Editorial: A valid issue, raised with clumsy words
Gozo Bishop Anton Teuma’s concern about placing infants in childcare is valid but his remarks needed greater sensitivity to the realities of modern life
Decades of secularisation and declining congregations mean modern Catholic leaders no longer command the influence of the past. Yet, the Church still has a vital role to play in protecting the marginalised and speaking up for the voiceless.
That responsibility was likely at the heart of the Gozo bishop’s intentions when he delivered a recent homily during mass dedicated to the blessing of babies in the womb.
As both a faith leader and a holder of a doctorate in educational sciences, it would be a mistake to dismiss outright Bishop Anton Teuma’s perspectives on early childcare.
His central concern, about whether placing children in childcare as very young babies is in the infant’s best interest, is a valid and serious question.

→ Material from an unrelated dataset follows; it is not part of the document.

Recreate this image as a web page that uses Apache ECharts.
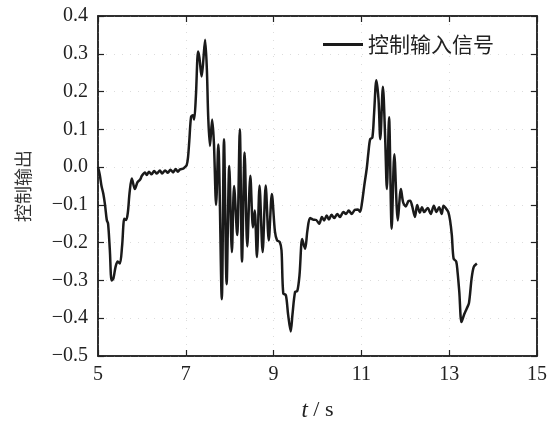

But for a message to resonate, particularly on such sensitive social issues, it must be communicated in a way that acknowledges the complexities of modern life.
On this, Bishop Teuma’s delivery fell short.
“If your baby is treated simply as an object, once they are two or three months old, they will be thrown into a childcare centre,” he told the congregation at the Sanctuary of Our Lady of Ta’ Pinu.
“I will never stop condemning childcare centres until the age of two. This is not me saying this but psychologists with sense.”
In choosing such language, he appeared to target not a system that forces difficult choices on families but the parents themselves and the childcare centres helping them keep afloat.
He went further, criticising how parents were choosing material goals like a beautiful bedroom over time spent raising their young children.
“Money becomes our first priority. We want a beautiful bedroom, so we need a loan to be able to purchase it. We need to work. This child becomes an object, less important than this bedroom,” he said.
Perhaps, in a few cases, this is true. But for most families the realty is much more complex.
Many parents are not chasing luxuries but fighting to provide basic stability, including their financial obligations to meet home loan repayments. This is especially the case for single parents, the low paid and those who have little family support around them.
On the same day Bishop Teuma’s comments sparked a backlash, figures were released showing Malta’s minimum wage is among the lowest in Europe, at €994 per month.
For many families, free childcare is not a convenience but a necessity so they can provide basic financial stability. And, as a Central Bank study showed this week, it has been a pathway for women out of economic dependence.
The bishop lost an opportunity for the Church to engage meaningfully in a wider national conversation.
He could have questioned a system that prioritises the economy over family, leaving parents with little choice.
He could have started a conversation about whether the state is doing enough to support early caregiving at home through parental leave, flexible work or financial support.
He could, for example, have questioned why maternity leave at 18 weeks falls below what is offered by some other European countries like the UK, where parents can take up to a year.
Or why so many parents feel both must work to stay afloat. Or what’s driving Malta’s declining fertility rate.
Instead of inviting a deeper reflection on the sensitive and complex challenges of parenthood, the bishop’s use of language left many feeling judged.
The result was a backlash that, perhaps, overshadowed his intended message and left the Church open to familiar criticism of lacking relevance, credibility, or, in one parent’s words, being “out of touch”.